Betrayal.  Arrest.  Trial.  The mockings, the scourgings.  Denial and abandonment.  No conviction of any crime, or any betrayal of the Law of the Jewish faith – but yet a death sentence.

It was difficult to imagine.

But their duty was clear and had to be done.  They needed to bury, correctly and appropriately, the One they loved.

So before dawn, that fateful Sunday morning, they set out.  They went to the garden, where the temporary burial had taken place, just as the sun rose.

They remembered something – the tomb had a massive stone covering the entrance.  And they didn’t know how they would open the tomb.  But they were diligent.

They had a duty to perform.

Then, a curiosity.  The looked up, and the stone was no longer covering the opening.  It had been rolled back.

The puzzled looks at each other as they shrugged and went in.  They had a duty to perform.

Then – inside the tomb, an young man.  That’s not something you often see.  Sitting on the right side of where the body had been placed, clothed in a white robe.

Now, it was early.  And they likely hadn’t slept much.  The women probably each individually was not believing what they saw.  And said nothing.

It’s probably an illusion, a vision if we’re lucky.

Then, the young man spoke.

Not a vision.  Don’t be amazed.  Don’t stand wondering if what you see is real.

It is.  It.

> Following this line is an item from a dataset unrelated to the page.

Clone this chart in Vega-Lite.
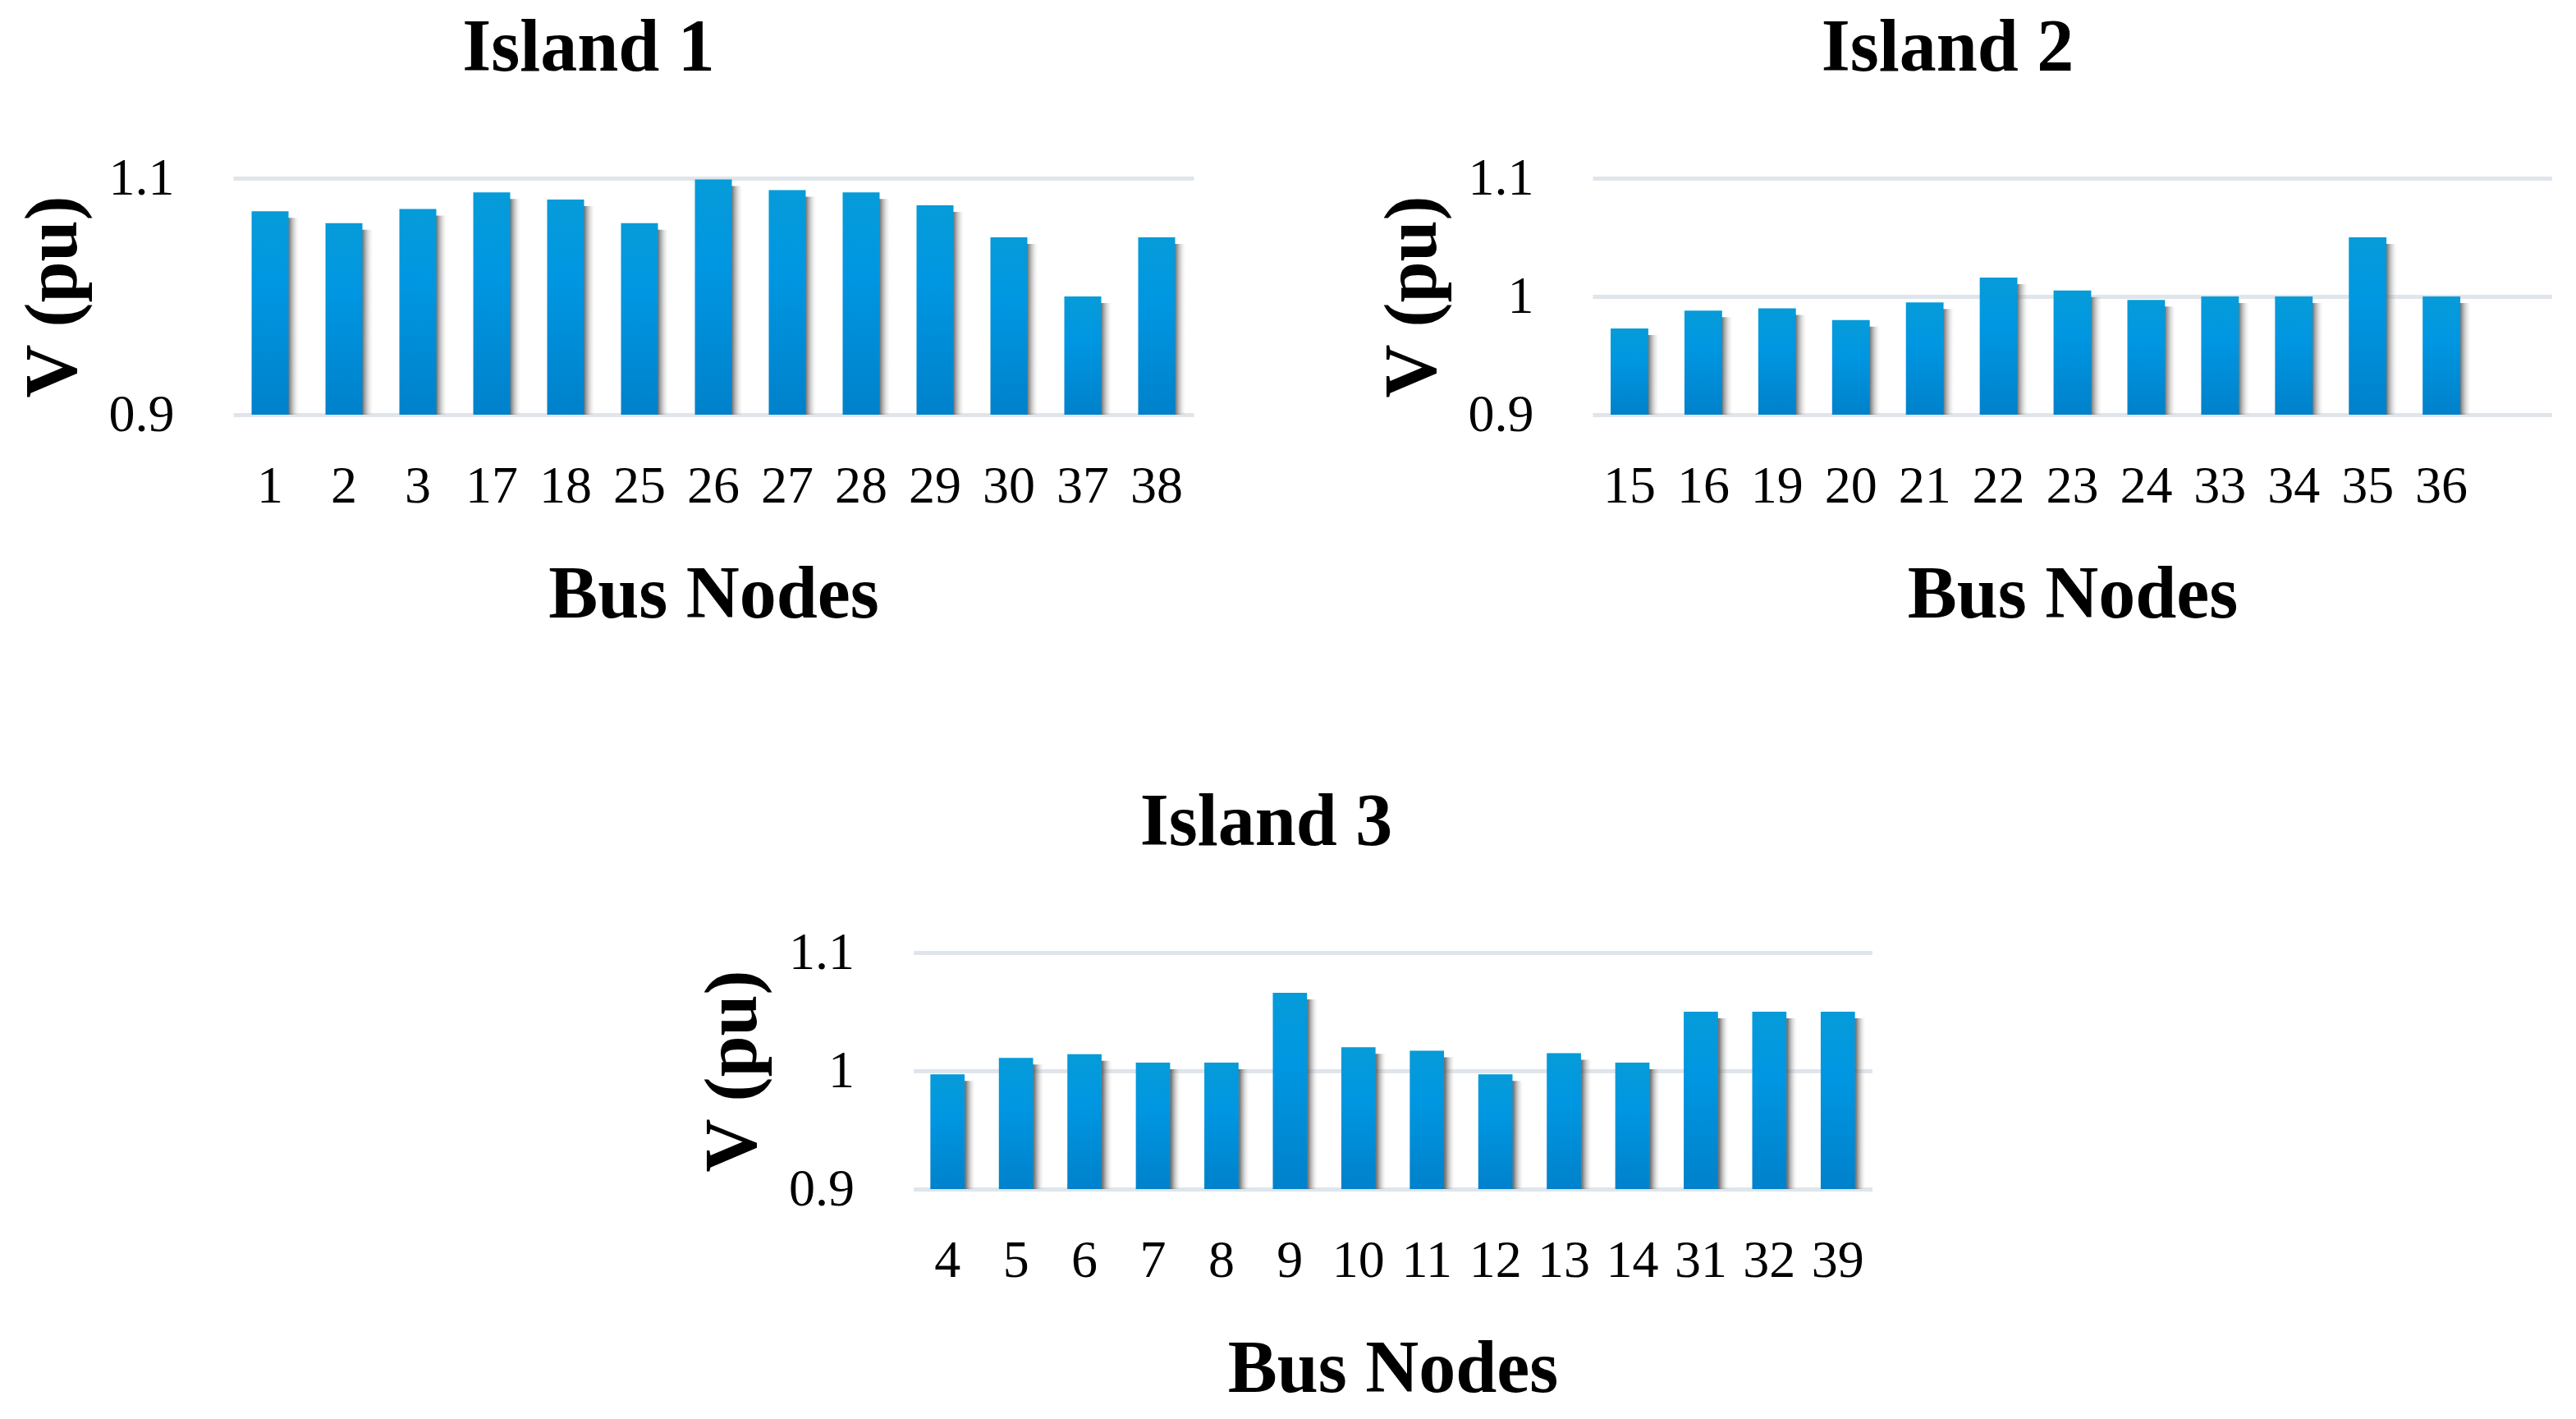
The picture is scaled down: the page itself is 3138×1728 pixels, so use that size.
{
  "$schema": "https://vega.github.io/schema/vega-lite/v6.json",
  "padding": {"left": 20, "top": 14, "right": 0, "bottom": 0},
  "background": "white",
  "data": {"values": [
    {"island": 1, "bus": "1", "v": 1.072},
    {"island": 1, "bus": "2", "v": 1.062},
    {"island": 1, "bus": "3", "v": 1.074},
    {"island": 1, "bus": "17", "v": 1.088},
    {"island": 1, "bus": "18", "v": 1.082},
    {"island": 1, "bus": "25", "v": 1.062},
    {"island": 1, "bus": "26", "v": 1.099},
    {"island": 1, "bus": "27", "v": 1.090},
    {"island": 1, "bus": "28", "v": 1.088},
    {"island": 1, "bus": "29", "v": 1.077},
    {"island": 1, "bus": "30", "v": 1.050},
    {"island": 1, "bus": "37", "v": 1.000},
    {"island": 1, "bus": "38", "v": 1.050},
    {"island": 2, "bus": "15", "v": 0.973},
    {"island": 2, "bus": "16", "v": 0.988},
    {"island": 2, "bus": "19", "v": 0.990},
    {"island": 2, "bus": "20", "v": 0.980},
    {"island": 2, "bus": "21", "v": 0.995},
    {"island": 2, "bus": "22", "v": 1.016},
    {"island": 2, "bus": "23", "v": 1.005},
    {"island": 2, "bus": "24", "v": 0.997},
    {"island": 2, "bus": "33", "v": 1.000},
    {"island": 2, "bus": "34", "v": 1.000},
    {"island": 2, "bus": "35", "v": 1.050},
    {"island": 2, "bus": "36", "v": 1.000},
    {"island": 3, "bus": "4", "v": 0.997},
    {"island": 3, "bus": "5", "v": 1.011},
    {"island": 3, "bus": "6", "v": 1.014},
    {"island": 3, "bus": "7", "v": 1.007},
    {"island": 3, "bus": "8", "v": 1.007},
    {"island": 3, "bus": "9", "v": 1.066},
    {"island": 3, "bus": "10", "v": 1.020},
    {"island": 3, "bus": "11", "v": 1.017},
    {"island": 3, "bus": "12", "v": 0.997},
    {"island": 3, "bus": "13", "v": 1.015},
    {"island": 3, "bus": "14", "v": 1.007},
    {"island": 3, "bus": "31", "v": 1.050},
    {"island": 3, "bus": "32", "v": 1.050},
    {"island": 3, "bus": "39", "v": 1.050}
  ]},
  "config": {
    "view": {"stroke": null},
    "axis": {
      "labelFont": "Liberation Serif", "labelFontSize": 64, "labelColor": "#000",
      "titleFont": "Liberation Serif", "titleFontSize": 90, "titleFontWeight": "bold", "titleColor": "#000",
      "domain": false, "ticks": false, "gridColor": "#dfe5eb", "gridWidth": 5
    },
    "axisX": {"grid": false, "labelAngle": 0, "labelPadding": 55, "titlePadding": 56},
    "axisY": {"labelPadding": 72, "titlePadding": 21, "format": "~g"},
    "title": {"font": "Liberation Serif", "fontSize": 90, "fontWeight": "bold", "color": "#000", "frame": "bounds", "anchor": "middle", "offset": 80, "dx": -20}
  },
  "vconcat": [
    {
      "hconcat": [
        {
          "width": 1170, "height": 288,
          "title": "Island 1",
          "transform": [{"filter": "datum.island == 1"}],
          "encoding": {
            "x": {"field": "bus", "type": "nominal", "scale": {"domain": ["1","2","3","17","18","25","26","27","28","29","30","37","38"], "paddingInner": 0.5, "paddingOuter": 0.25}, "axis": {"title": "Bus Nodes"}},
            "y": {"field": "v", "type": "quantitative", "scale": {"domain": [0.9, 1.1], "nice": false, "zero": false}, "axis": {"title": "V (pu)", "values": [0.9, 1.1]}},
            "y2": {"datum": 0.9}
          },
          "layer": [
            {"mark": {"type": "bar", "xOffset": 13, "yOffset": 8, "opacity": 0.75, "fill": {"gradient": "linear", "x1": 0, "y1": 0, "x2": 1, "y2": 0, "stops": [{"offset": 0, "color": "#3c3c3c"}, {"offset": 0.72, "color": "#4a4a4a"}, {"offset": 1, "color": "rgba(220,220,220,0)"}]}}},
            {"mark": {"type": "bar", "fill": {"gradient": "linear", "x1": 0, "y1": 0, "x2": 0, "y2": 1, "stops": [{"offset": 0, "color": "#069bd8"}, {"offset": 0.35, "color": "#0097e2"}, {"offset": 1, "color": "#0081cb"}]}}}
          ]
        },
        {
          "width": 1169, "height": 288,
          "title": "Island 2",
          "transform": [{"filter": "datum.island == 2"}],
          "encoding": {
            "x": {"field": "bus", "type": "nominal", "scale": {"domain": ["15","16","19","20","21","22","23","24","33","34","35","36",""], "paddingInner": 0.49, "paddingOuter": 0.245}, "axis": {"title": "Bus Nodes"}},
            "y": {"field": "v", "type": "quantitative", "scale": {"domain": [0.9, 1.1], "nice": false, "zero": false}, "axis": {"title": "V (pu)", "values": [0.9, 1.0, 1.1]}},
            "y2": {"datum": 0.9}
          },
          "layer": [
            {"mark": {"type": "bar", "xOffset": 13, "yOffset": 8, "opacity": 0.75, "fill": {"gradient": "linear", "x1": 0, "y1": 0, "x2": 1, "y2": 0, "stops": [{"offset": 0, "color": "#3c3c3c"}, {"offset": 0.72, "color": "#4a4a4a"}, {"offset": 1, "color": "rgba(220,220,220,0)"}]}}},
            {"mark": {"type": "bar", "fill": {"gradient": "linear", "x1": 0, "y1": 0, "x2": 0, "y2": 1, "stops": [{"offset": 0, "color": "#069bd8"}, {"offset": 0.35, "color": "#0097e2"}, {"offset": 1, "color": "#0081cb"}]}}}
          ]
        }
      ],
      "spacing": 222
    },
    {
      "width": 1168, "height": 288,
      "title": {"text": "Island 3", "dx": -22},
      "transform": [{"filter": "datum.island == 3"}],
      "encoding": {
        "x": {"field": "bus", "type": "nominal", "scale": {"domain": ["4","5","6","7","8","9","10","11","12","13","14","31","32","39"], "paddingInner": 0.5, "paddingOuter": 0.25}, "axis": {"title": "Bus Nodes"}},
        "y": {"field": "v", "type": "quantitative", "scale": {"domain": [0.9, 1.1], "nice": false, "zero": false}, "axis": {"title": "V (pu)", "values": [0.9, 1.0, 1.1]}},
        "y2": {"datum": 0.9}
      },
      "layer": [
        {"mark": {"type": "bar", "xOffset": 13, "yOffset": 8, "opacity": 0.75, "fill": {"gradient": "linear", "x1": 0, "y1": 0, "x2": 1, "y2": 0, "stops": [{"offset": 0, "color": "#3c3c3c"}, {"offset": 0.72, "color": "#4a4a4a"}, {"offset": 1, "color": "rgba(220,220,220,0)"}]}}},
        {"mark": {"type": "bar", "fill": {"gradient": "linear", "x1": 0, "y1": 0, "x2": 0, "y2": 1, "stops": [{"offset": 0, "color": "#069bd8"}, {"offset": 0.35, "color": "#0097e2"}, {"offset": 1, "color": "#0081cb"}]}}}
      ]
    }
  ],
  "spacing": 188,
  "center": true
}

Is.

All of this came because of one thing – the women were doing what was expected of them.  They were doing what their faith taught was their obligation.  The right thing to do.

They had likely participated in preparing many bodies for burial.  None like this, of course.  This burial, the burial that would never happen, was unlike anything anyone ever encountered before, or since.

All because they had a duty to perform.  They understood the role they needed to play.  The role their community needed them to play.

Understand – there was no selfishness, not one bit, in this task.  There wasn’t the opportunity to reflect on the “righteousness” or “worthiness” of what they did.  There was no pride involved.  They didn’t fight or argue for the “honor” of burying the Creator and their Lord.

It was their obligations.  It was an expectation.  It was that thing that was just – done.

We are also given expectations by our Lord, and by our Church.  The expectations of us are that we will deny our own self-desires and self-wants.

We will fast.  We will pray.  We will give alms and treat our possessions as belonging to those we encounter instead of our selfish use.

And we do so even without a mystical spiritual experience every time – or any time – we do them.  We do them without immediate reward.

We do them patiently, consistently, not expecting anything in return.  Not even a “well done, servant.”  We do them without encountering a young man robed in white telling us what to expect.

We do them without expecting anything.  We do them out of love.  Because God first loved us, even as we were – even as we are – disobedient, petulant, and selfish.

We should remain diligent.  Because through diligence, we grow.  We develop.  We change.

The myrrhbearing women were doing their duty, fulfilling their obligation, and they were rewarded.  Not with wealth, or honor, or status.  But with knowledge.  Knowledge that Christ would not be found in that tomb.  That Christ was risen, He was no longer buried.  No longer dead.  Now, go tell the Apostles and Disciples.  They won’t believe you – but tell them anyway, and let them find out that what you say is Truth.

We do our duty, fulfill our obligation, and we too will be rewarded.  We will be united – reunited – with Christ.  We may not realize it – but that reward is now.  And it is consistent.  And like the women at the tomb, it is miraculous and awe-inspiring and leaves us aghast in wonder.

We receive our savior in the Eucharistic communion.  He gives us soil and seed, we plant.  He gives growth.  We harvest.  We take the wheat and grapes and make bread and wine.  We offer them to God, and He gives them back as Himself – His only-begotten Son.

And we too experience the wonder, the awe, of becoming united with God again.

In the name of the Father and of the Son and of the Holy Spirit, One God.  Christ is Risen!